The test statistic $\chi^2=15.20$ is not less than 13.85 and thus not in the rejection region, so we do not reject the null hypothesis in favor of the alternative hypothesis.

This example has been computed by Minitab Express with the following results. Just look at the $\chi^2$ data, because the Anderson-Darling test shows that the data are normally distributed. The computed $p=0.0852>0.05$ so we will not reject the null hypothesis.

Also the programming language R can do the job. See the program below.

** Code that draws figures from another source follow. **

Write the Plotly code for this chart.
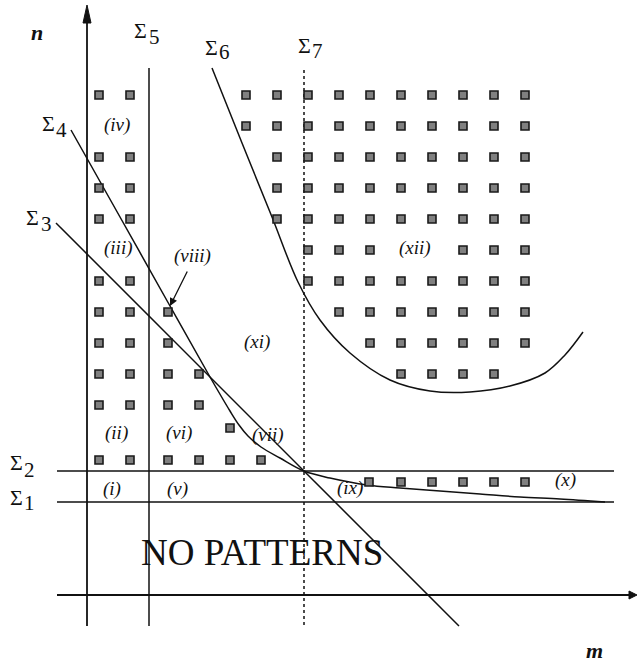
import plotly.graph_objects as go

# ---- lattice points (m, n) where patterns exist, listed row by row ----
rows_n = [95, 126, 157, 188, 219, 250, 281, 312, 343, 374, 405, 428, 460, 482]
rows_m = [
    [99, 130, 246, 277, 308, 339, 370, 401, 432, 463, 494, 525],
    [246, 277, 308, 339, 370, 401, 432, 463, 494, 525],
    [99, 130, 277, 308, 339, 370, 401, 432, 463, 494, 525],
    [99, 130, 277, 308, 339, 370, 401, 432, 463, 494, 525],
    [99, 130, 277, 308, 339, 370, 401, 432, 463, 494, 525],
    [308, 339, 370, 463, 494, 525],
    [99, 130, 308, 339, 370, 401, 432, 463, 494, 525],
    [99, 130, 168, 339, 370, 401, 432, 463, 494, 525],
    [99, 130, 168, 370, 401, 432, 463, 494, 525],
    [99, 130, 168, 199, 401, 432, 463, 494],
    [99, 130, 168, 199],
    [230],
    [99, 130, 168, 199, 230, 261],
    [369, 401, 432, 463, 494, 525],
]

# ---- boundary curves ----
axis_n_x = [87, 87]
axis_n_y = [626, 20]
axis_m_x = [57, 630]
axis_m_y = [595, 595]

sigma1_x, sigma1_y = [57, 614], [502, 502]
sigma2_x, sigma2_y = [57, 614], [471, 471]
sigma3_x, sigma3_y = [56, 459], [223, 626]
sigma4_x = [71, 120, 170, 210, 230, 239, 248, 261, 280, 304, 330, 367, 400, 440, 480, 520, 560, 605]
sigma4_y = [130, 217, 306, 377, 411, 425, 436, 447, 458, 471, 478, 485, 488, 491, 494, 497, 499, 502]
sigma5_x, sigma5_y = [149, 149], [68, 626]
sigma6_x = [212, 242, 272, 298, 320, 350, 390, 430, 470, 510, 545, 565, 583]
sigma6_y = [68, 143, 217, 282, 320, 353, 380, 391, 392, 386, 373, 355, 332]
sigma7_x, sigma7_y = [304, 304], [70, 626]

# ---- text labels ----
region_labels = ["(iv)", "(iii)", "(viii)", "(xi)", "(xii)", "(ii)", "(vi)", "(vii)",
                 "(i)", "(v)", "(ix)", "(x)"]
region_m = [117, 118, 192, 257, 415, 116, 179, 268, 112, 177, 350, 565]
region_n = [125, 248, 256, 342, 248, 433, 433, 435, 489, 489, 488, 480]

sigma_digits = ["1", "2", "3", "4", "5", "6", "7"]
sigma_m = [16, 16, 32, 48, 140, 211, 304]
sigma_n = [497, 462, 217, 123, 30, 47, 45]
digit_m = [29, 29, 46, 61, 154, 224, 317]
digit_n = [503, 470, 224, 130, 37, 52, 51]

SERIF = "Liberation Serif, Times New Roman, serif"
INK = "#111111"

fig = go.Figure()

def add_line(xs, ys, dash="solid", shape="linear", width=1.5):
    fig.add_trace(go.Scatter(
        x=xs, y=ys, mode="lines",
        line=dict(color=INK, width=width, dash=dash, shape=shape, smoothing=1.0),
        hoverinfo="skip", showlegend=False))

# axes of the (m, n) plane
add_line(axis_n_x, axis_n_y, width=1.8)
add_line(axis_m_x, axis_m_y, width=1.8)

# arrowheads at the ends of both axes
tip_n = (axis_n_x[1], 5)
fig.add_trace(go.Scatter(
    x=[tip_n[0], tip_n[0] - 4, tip_n[0] + 4, tip_n[0]],
    y=[tip_n[1], axis_n_y[1] + 3, axis_n_y[1] + 3, tip_n[1]],
    mode="lines", fill="toself", fillcolor=INK, line=dict(color=INK, width=1),
    hoverinfo="skip", showlegend=False))
tip_m = (637, axis_m_y[1])
fig.add_trace(go.Scatter(
    x=[tip_m[0], axis_m_x[1] - 1, axis_m_x[1] - 1, tip_m[0]],
    y=[tip_m[1], tip_m[1] - 4, tip_m[1] + 4, tip_m[1]],
    mode="lines", fill="toself", fillcolor=INK, line=dict(color=INK, width=1),
    hoverinfo="skip", showlegend=False))

# boundaries Sigma_1 ... Sigma_7
add_line(sigma1_x, sigma1_y)
add_line(sigma2_x, sigma2_y)
add_line(sigma3_x, sigma3_y)
add_line(sigma4_x, sigma4_y, shape="spline")
add_line(sigma5_x, sigma5_y)
add_line(sigma6_x, sigma6_y, shape="spline")
add_line(sigma7_x, sigma7_y, dash="dot")

# lattice points with patterns
pts_m, pts_n = [], []
for n, ms in zip(rows_n, rows_m):
    pts_m.extend(ms)
    pts_n.extend([n] * len(ms))
fig.add_trace(go.Scatter(
    x=pts_m, y=pts_n, mode="markers",
    marker=dict(symbol="square", size=8, color="#808080",
                line=dict(color="#1a1a1a", width=1.6)),
    hoverinfo="skip", showlegend=False))

annotations = []
for t, x, y in zip(region_labels, region_m, region_n):
    annotations.append(dict(x=x, y=y, text=f"<i>{t}</i>", showarrow=False,
                            font=dict(family=SERIF, size=19, color=INK),
                            xanchor="center", yanchor="middle"))
for d, x, y, dx, dy in zip(sigma_digits, sigma_m, sigma_n, digit_m, digit_n):
    annotations.append(dict(x=x, y=y, text="Σ", showarrow=False,
                            font=dict(family=SERIF, size=22, color=INK),
                            xanchor="center", yanchor="middle"))
    annotations.append(dict(x=dx, y=dy, text=d, showarrow=False,
                            font=dict(family=SERIF, size=21, color=INK),
                            xanchor="center", yanchor="middle"))

# pointer from the (viii) label to its single lattice point
annotations.append(dict(x=170, y=306, ax=188, ay=270, axref="x", ayref="y",
                        text="", showarrow=True, arrowhead=2, arrowsize=1.2,
                        arrowwidth=1.3, arrowcolor=INK))

annotations.append(dict(x=37, y=32, text="<b><i>n</i></b>", showarrow=False,
                        font=dict(family=SERIF, size=22, color=INK)))
annotations.append(dict(x=594, y=650, text="<b><i>m</i></b>", showarrow=False,
                        font=dict(family=SERIF, size=22, color=INK)))
annotations.append(dict(x=262, y=552, text="NO PATTERNS", showarrow=False,
                        font=dict(family=SERIF, size=37, color=INK)))

fig.update_layout(
    width=637, height=662,
    margin=dict(l=0, r=0, t=0, b=0),
    paper_bgcolor="white", plot_bgcolor="white",
    xaxis=dict(range=[0, 637], visible=False, fixedrange=True),
    yaxis=dict(range=[662, 0], visible=False, fixedrange=True),
    annotations=annotations,
    showlegend=False,
)

fig.write_html("out.html")
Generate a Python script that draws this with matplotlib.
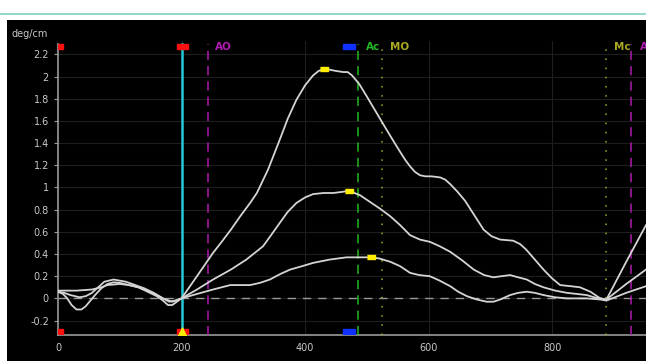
import numpy as np
import matplotlib.pyplot as plt
from matplotlib.patches import Rectangle
from matplotlib.lines import Line2D

# curve samples (x in samples, y in deg/cm)
big_x = [0, 8, 15, 22, 30, 38, 45, 60, 70, 80, 90, 100, 115, 130, 145, 160, 170, 178, 185, 190, 200,
         225, 251, 265, 280, 295, 311, 322, 340, 359, 372, 386, 400, 413, 422, 431, 441, 450, 462, 469, 476,
         488, 500, 516, 532, 544, 554, 562, 570, 578, 586, 595, 605, 619, 627, 635, 647, 659, 674, 689,
         702, 716, 737, 748, 758, 772, 786, 800, 813, 830, 845, 862, 870, 878, 888, 920, 952]
big_y = [0.06, 0.04, 0.0, -0.06, -0.10, -0.10, -0.07, 0.03, 0.09, 0.13, 0.145, 0.14, 0.12, 0.10, 0.06, 0.02, -0.02, -0.06, -0.06, -0.04, 0.0,
         0.20, 0.41, 0.51, 0.62, 0.74, 0.86, 0.95, 1.16, 1.43, 1.62, 1.79, 1.92, 2.01, 2.05, 2.07, 2.06, 2.05, 2.04, 2.04, 2.01,
         1.93, 1.82, 1.67, 1.52, 1.41, 1.32, 1.25, 1.19, 1.14, 1.11, 1.10, 1.10, 1.09, 1.07, 1.03, 0.96, 0.88, 0.75, 0.62,
         0.56, 0.53, 0.52, 0.49, 0.44, 0.35, 0.26, 0.18, 0.12, 0.11, 0.10, 0.06, 0.03, 0.0, -0.01, 0.33, 0.66]

mid_x = [0, 10, 20, 35, 45, 55, 65, 75, 90, 110, 125, 140, 155, 170, 185, 200,
         225, 251, 280, 305, 332, 345, 359, 372, 386, 400, 413, 430, 446, 460, 471, 480, 489,
         505, 521, 538, 554, 570, 586, 602, 618, 635, 655, 673, 690, 705, 718, 732, 745, 759, 772, 786, 805,
         824, 840, 856, 868, 878, 888, 920, 952]
mid_y = [0.06, 0.05, 0.03, 0.01, 0.02, 0.05, 0.10, 0.15, 0.17, 0.15, 0.12, 0.09, 0.05, 0.0, -0.03, 0.0,
         0.08, 0.17, 0.26, 0.35, 0.47, 0.57, 0.68, 0.78, 0.86, 0.91, 0.94, 0.95, 0.95, 0.96, 0.97, 0.95, 0.93,
         0.87, 0.81, 0.74, 0.66, 0.57, 0.53, 0.51, 0.47, 0.42, 0.34, 0.26, 0.21, 0.19, 0.20, 0.21, 0.19, 0.17, 0.13, 0.10, 0.07,
         0.05, 0.04, 0.03, 0.01, 0.0, -0.01, 0.13, 0.26]

small_x = [0, 30, 55, 70, 80, 100, 115, 130, 145, 160, 170, 180, 190, 200,
           225, 251, 279, 311, 327, 343, 360, 376, 395, 413, 440, 467, 485, 506,
           520, 538, 554, 570, 585, 602, 618, 635, 648, 662, 678, 694, 705, 716, 732, 745, 759, 772, 786,
           805, 824, 856, 878, 888, 920, 952]
small_y = [0.07, 0.07, 0.08, 0.10, 0.12, 0.13, 0.12, 0.10, 0.07, 0.03, 0.0, -0.03, -0.02, 0.0,
           0.04, 0.08, 0.12, 0.12, 0.14, 0.17, 0.22, 0.26, 0.29, 0.32, 0.35, 0.37, 0.37, 0.37,
           0.36, 0.33, 0.29, 0.23, 0.21, 0.20, 0.16, 0.11, 0.06, 0.02, -0.01, -0.03, -0.03, -0.01, 0.03, 0.05, 0.06, 0.05, 0.03,
           0.01, 0.0, 0.0, -0.01, -0.02, 0.05, 0.11]

peak_x = [431, 471, 506]
peak_y = [2.07, 0.97, 0.37]

# event lines
event_x = [200, 243, 485, 525, 888, 928]
event_labels = ['', 'AO', 'Ac', 'MO', 'Mc', 'A']
event_colors = ['#22c8d8', '#b01ab0', '#22b822', '#a8a820', '#a8a820', '#b01ab0']
event_styles = ['-', (0, (6, 4)), (0, (6, 4)), (0, (1, 5)), (0, (1, 5)), (0, (6, 4))]
label_x = [0, 254, 499, 538, 900, 943]

yticks = [-0.2, 0, 0.2, 0.4, 0.6, 0.8, 1, 1.2, 1.4, 1.6, 1.8, 2, 2.2]
ytick_labels = ['-0.2', '0', '0.2', '0.4', '0.6', '0.8', '1', '1.2', '1.4', '1.6', '1.8', '2', '2.2']
xticks = [0, 200, 400, 600, 800]

fig = plt.figure(figsize=(6.46, 3.61), dpi=100)
fig.patch.set_facecolor('white')
fig.patches.append(Rectangle((7 / 646, 0), 1 - 7 / 646, (361 - 20) / 361,
                             transform=fig.transFigure, facecolor='black', zorder=-1))
fig.lines.append(Line2D([0, 1], [1 - 14 / 361, 1 - 14 / 361], transform=fig.transFigure,
                        color='#7fd0c4', lw=1.2))

ax = fig.add_axes([58 / 646, 26 / 361, 1 - 58 / 646, (335 - 41) / 361])
ax.set_zorder(2)
ax.set_facecolor('black')
ax.set_xlim(0, 952)
ax.set_ylim(-0.33, 2.32)

for y in yticks:
    ax.axhline(y, color='#1e1e1e', lw=0.8, zorder=1)
for x in xticks[1:]:
    ax.axvline(x, color='#1e1e1e', lw=0.8, zorder=1)
ax.axhline(0, color='#9a9a9a', lw=1, dashes=(6, 5), zorder=2)

for x, lab, c, ls, lx in zip(event_x, event_labels, event_colors, event_styles, label_x):
    ax.plot([x, x], [-0.33, 2.29], color=c, lw=1.8 if ls == '-' else 1.1, linestyle=ls, zorder=3)
    if lab:
        ax.text(lx, 2.265, lab, color=c, fontsize=7.5, fontweight='bold',
                va='center', ha='left', zorder=4, clip_on=True)

for xs, ys in [(big_x, big_y), (mid_x, mid_y), (small_x, small_y)]:
    ax.plot(xs, ys, color='#d4d4d4', lw=1.3, zorder=5, solid_joinstyle='round')

box = [(-1.6, -1), (1.6, -1), (1.6, 1), (-1.6, 1)]
ax.scatter(peak_x, peak_y, marker=box, s=30, color='#ffee00', zorder=6)

# top and bottom event markers
for y in [2.27, -0.305]:
    ax.add_patch(Rectangle((0, y - 0.025), 8, 0.05, color='#ff1010', zorder=6))
    ax.add_patch(Rectangle((193, y - 0.025), 17, 0.05, color='#ff1010', zorder=6))
    ax.add_patch(Rectangle((462, y - 0.025), 19, 0.05, color='#1030ff', zorder=6))
ax.scatter([201], [-0.3], marker='^', s=40, color='#ffee00', zorder=7)

ax.set_yticks(yticks)
ax.set_yticklabels(ytick_labels)
ax.set_xticks(xticks)
ax.tick_params(colors='#9a9a9a', labelcolor='#c8c8c8', labelsize=7, length=3, width=0.8)
ax.tick_params(axis='x', length=0, pad=6)
for s in ['top', 'right']:
    ax.spines[s].set_visible(False)
for s in ['left', 'bottom']:
    ax.spines[s].set_color('#9a9a9a')
    ax.spines[s].set_linewidth(1.2)
ax.spines['left'].set_bounds(-0.33, 2.29)

fig.text(12 / 646, 1 - 34 / 361, 'deg/cm', color='#c8c8c8', fontsize=7, va='center', ha='left')

fig.savefig('out.png', dpi=100, facecolor=fig.get_facecolor())
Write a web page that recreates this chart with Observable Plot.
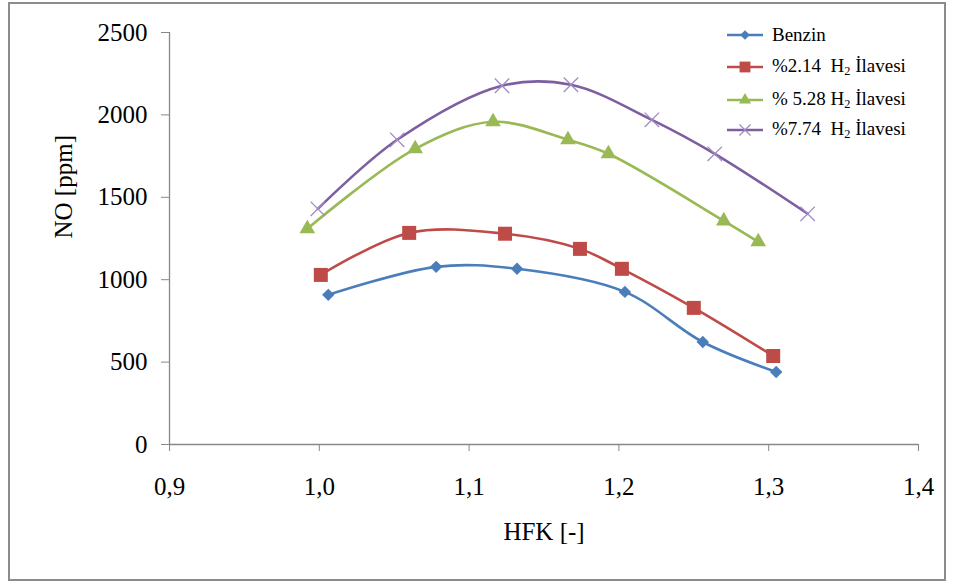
<!DOCTYPE html>
<html><head><meta charset="utf-8">
<script src="https://cdn.jsdelivr.net/npm/d3@7"></script>
<script src="https://cdn.jsdelivr.net/npm/@observablehq/plot@0.6"></script>
<style>
body{margin:0;background:#fff;}
#wrap{position:relative;width:958px;height:585px;font-family:"Liberation Serif",serif;}
#border{position:absolute;left:8px;top:2px;width:938px;height:579px;border:2px solid #8c8c8c;box-sizing:border-box;pointer-events:none;}
#chart{position:absolute;left:0;top:0;}
#chart svg, #chart svg text{font-family:"Liberation Serif",serif !important;}
.lg{position:absolute;left:726px;height:24px;display:flex;align-items:center;font-size:19px;color:#000;white-space:pre;font-family:"Liberation Serif",serif;}
.lg svg{margin-right:8px;}
sub{font-size:0.65em;vertical-align:-0.25em;}
</style></head>
<body><div id="wrap"><div id="chart"></div><div id="border"></div><div id="legend"></div></div>
<script>
// ---- data ----
const seriesNames = ["Benzin", "%2.14  H2 İlavesi", "% 5.28 H2 İlavesi", "%7.74  H2 İlavesi"];
const hfkBenzin = [1.006, 1.078, 1.132, 1.204, 1.256, 1.305];
const noBenzin  = [908, 1078, 1066, 926, 622, 440];
const hfkH214 = [1.001, 1.060, 1.124, 1.174, 1.202, 1.250, 1.303];
const noH214  = [1029, 1284, 1279, 1187, 1066, 829, 537];
const hfkH528 = [0.992, 1.064, 1.116, 1.166, 1.193, 1.270, 1.293];
const noH528  = [1309, 1794, 1958, 1849, 1764, 1357, 1230];
const hfkH774 = [0.999, 1.052, 1.122, 1.168, 1.222, 1.264, 1.326];
const noH774  = [1430, 1849, 2177, 2183, 1970, 1764, 1400];
const xTicks = [0.9, 1.0, 1.1, 1.2, 1.3, 1.4];
const yTicks = [0, 500, 1000, 1500, 2000, 2500];

const styles = [
  {color:"#4a7ebb", symbol:"diamond2", r:5.6, fill:"#4a7ebb", stroke:"none", sw:0},
  {color:"#be4b48", symbol:"square", r:7.9, fill:"#be4b48", stroke:"none", sw:0},
  {color:"#98b954", symbol:"triangle", r:5.8, fill:"#98b954", stroke:"none", sw:0},
  {color:"#7d5fa0", symbol:"times", r:6.6, fill:"none", stroke:"#a18bc4", sw:1.3}
];
const xs = [hfkBenzin, hfkH214, hfkH528, hfkH774];
const ys = [noBenzin, noH214, noH528, noH774];
const series = xs.map((x, i) => x.map((v, j) => ({s: seriesNames[i], x: v, y: ys[i][j]})));

const marks = [];
series.forEach((d, i) => {
  const st = styles[i];
  marks.push(Plot.line(d, {x:"x", y:"y", stroke: st.color, strokeWidth: 2.6, curve: "catmull-rom"}));
});
series.forEach((d, i) => {
  const st = styles[i];
  marks.push(Plot.dot(d, {x:"x", y:"y", symbol: st.symbol, r: st.r, fill: st.fill, stroke: st.stroke, strokeWidth: st.sw}));
});

const fmtX = d => d.toFixed(1).replace(".", ",");
const fmtY = d => String(d);
const plot = Plot.plot({
  width: 958, height: 585,
  marginLeft: 169, marginRight: 40, marginTop: 32, marginBottom: 141,
  style: {fontFamily: '"Liberation Serif", serif', fontSize: "25px", color: "#000", background: "transparent"},
  x: {domain: [0.9, 1.4], label: null},
  y: {domain: [0, 2500], label: null},
  marks: [
    Plot.axisX({ticks: xTicks, tickFormat: fmtX, tickSize: 7, tickPadding: 26, stroke: "#888", label: null, fontSize: 25}),
    Plot.axisY({ticks: yTicks, tickFormat: fmtY, tickSize: 8, tickPadding: 14, stroke: "#888", label: null, fontSize: 25}),
    Plot.ruleY([0], {stroke: "#888", strokeWidth: 1.3}),
    Plot.ruleX([0.9], {stroke: "#888", strokeWidth: 1.3}),
    ...marks,
    Plot.text(["NO [ppm]"], {frameAnchor: "left", dx: -106, rotate: -90, fontSize: 25, fill: "#000"}),
    Plot.text(["HFK [-]"], {frameAnchor: "bottom", dy: 95, fontSize: 25, fill: "#000"})
  ]
});
document.getElementById("chart").appendChild(plot);

// legend
const legend = document.getElementById("legend");
const rowsY = [23, 55, 88, 118];
const labelHtml = ["Benzin", "%2.14  H<sub>2</sub> İlavesi", "% 5.28 H<sub>2</sub> İlavesi", "%7.74  H<sub>2</sub> İlavesi"];
styles.forEach((st, i) => {
  const row = document.createElement("div");
  row.className = "lg";
  row.style.top = rowsY[i] + "px";
  const sym = d3.symbol(d3["symbol" + {diamond2:"Diamond2", square:"Square", triangle:"Triangle", times:"Times"}[st.symbol]], Math.PI * st.r * st.r * 0.6)();
  row.innerHTML = `<svg width="38" height="20"><line x1="1" x2="37" y1="10" y2="10" stroke="${st.color}" stroke-width="2.6"/><path transform="translate(19,10)" d="${sym}" fill="${st.fill}" stroke="${st.stroke}" stroke-width="${st.sw}"/></svg><span>${labelHtml[i]}</span>`;
  legend.appendChild(row);
});
</script></body></html>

Test statistic for proportions

If $n$ is the sample size, $p$ is the assumed population proportion and $\displaystyle{\hat{p}=\frac{x}{n}}$ ( $x$ the number of successes in the sample) is the estimate of $p$ , then the test statistic for proportions is:

$Z=\displaystyle{\frac{\hat{p}-p}{\sqrt{p(1-p)/{n}}}$

which is approximately normal when $np$ and $n(1-p)$ are both greater than 5. (Note: the normal approximation of binomial distribution).

Compare this formula with:

$\displaystyle{Z=\frac{\overline{X}-\mu_{\overline{X}}}{\sigma_{\overline{X}}}=\frac{\overline{X}-\mu}{\sigma/\sqrt{n}}}$

To understand the test statistic for proportions, recall the following (binomial) formulas:

$E(X)=np$ ; $E(\hat{p})=p$

$V(X)=np(1-p)$ ; $V(\hat{p})=p(1-p)/n$

$\sigma_{\hat{p}}=\sqrt{p(1-p)/n}$

Example: An exit poll
An exit poll of $n=765$ voters showed that $407$ $(x)$ voted for the Republican candidate. Thus:

$\displaystyle{\hat{p}=\frac{x}{n}=0.532}$

Suppose $H_0: p=0.5$ , (Dems win); $H_1: p>0$ (Reps win).

The test statistic is:

$Z=\displaystyle{\frac{\hat{p}-p}{\sqrt{p(1-p)/{n}}}=\frac{0.532-0.5}{\sqrt{0.5(1-0.5)/765}}=1.77}$

If the signicance level is $\alpha=5$ % we know that the rejection region is $Z>Z_{0.05}=01.645$ . Because $Z$ is in the rejection region we reject the null hypothesis.

So, there is enough evidence at the 5% significance level that the Republican candidate will win.